The 30-minute presentation was irreverent, it was funky. It had an MC that reminded me of a poor man’s Eugene Levy. Elon Musk was strangely brought up a couple times. The tagline for the 77—“The World Is Not Enough”—seemed tailor-made for a James Bond villain. (Or, you know, Elon Musk). And then the most famous of the 15 people who have already pre-ordered the new vessel made his appearance on screen. Calling in from his home on Davis Island, Tom Brady was effusive in his praise of the brand.
Brady said he linked up with Wajer within weeks of moving to Tampa. His current home has views of Hillsborough Bay, and when he saw the water, he realized what we’ve all come to realize at one point or another in our lives. “I said—I need a boat!” laughed Brady. “The 55 is an amazing boat, and it’s been amazing for our family,” said Brady. “I think the 77 will be a little bit more suited to what we need it for down here, which is a few more day trips and weekend trips. We spend a lot of time in the Bahamas.”
Of course, all the star power in the world shouldn’t diminish what looks to be a handsome, modern vessel that blends the plethora of sunpads found in day-boats with the vroom of a sport yacht. We were treated to an in-depth video rendering that showed off the 77’s angular lines, with a curved sheer that rises gracefully towards the bow. Down below, the interior stood out, with an interplay of white bulkheads with black detailing (such as a modern-looking bannister) leading down to a galley and workspace with two barstools that looked out at the starboard hullside window. The three cabins looked incredibly inviting with large berths, recessed lighting and well-hidden storage components.
Owner and Managing Director of Wajer Yachts, Dries Wajer, said that they projected the 77 to hit a top speed of 37 knots—more than enough for Brady and Co. to sit comfortably in the pocket and avoid blitzing squalls this offseason.
Some innovations to keep an eye on is what Wajer is calling a “hybrid fender system.” The system can inflate or deflate fenders at will, allowing owners to “click in a fender and it blow it up automatically and also deflate it, of course,” said Wajer. “It’s very simple, but [also] very practical.” Another one is a flexible deck layout that moves furniture around with the click of a button, as well as a deck cooling system that can cool off your barking dogs on a hot day.

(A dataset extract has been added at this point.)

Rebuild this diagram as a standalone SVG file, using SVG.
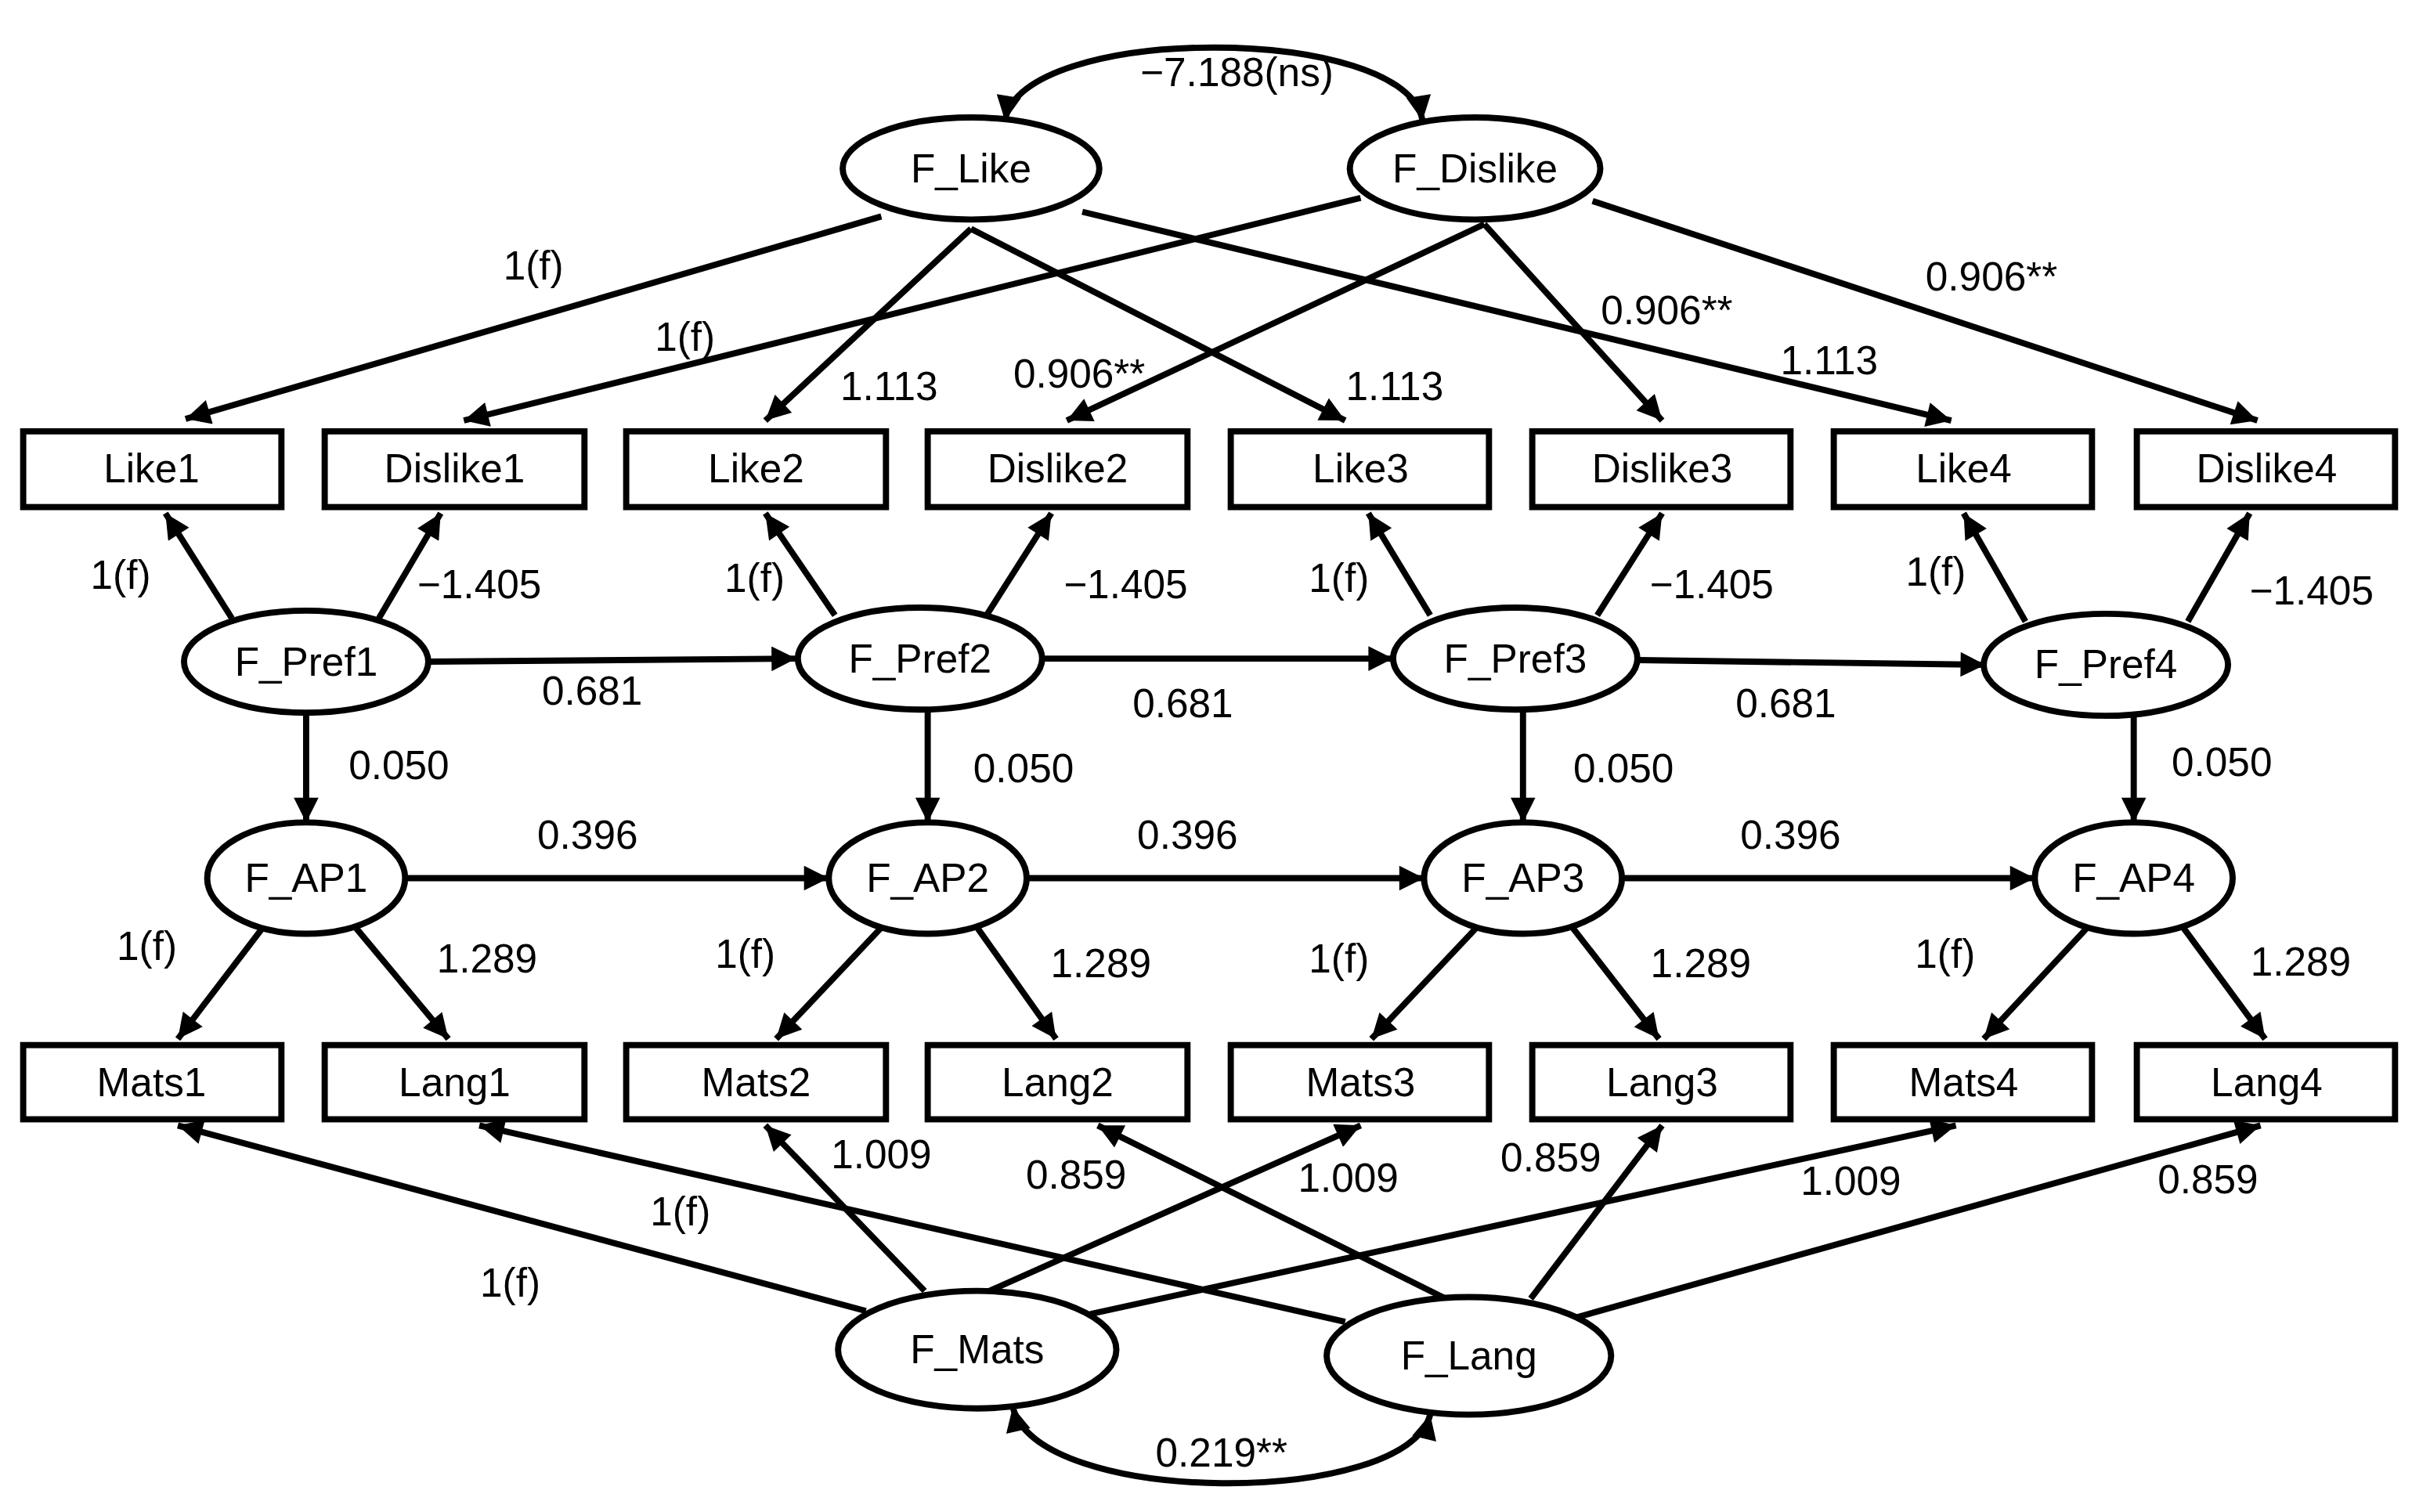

As for Brady, he seems to have been bitten hard by the boating bug. “I’m looking forward to continuing my captainship over the course of my life, because I really enjoy being on the water,” he said. “I plan on being in Florida for a long time—I don’t see us moving out of here for quite a while, if ever. I have young kids, and it’s a great activity for our family. We’ve spent Christmas [and] New Years on our boat. Now it’s just getting into boating season here in Florida. The kids love it. My family loves it. We’ve just had some really great moments in the last 13 months being down here.”
That must come as welcome news to the rest of the 31 teams in the NFL, who just pray that a little sea spray will take Brady’s eyes off the prize. My advice? Don’t count on it.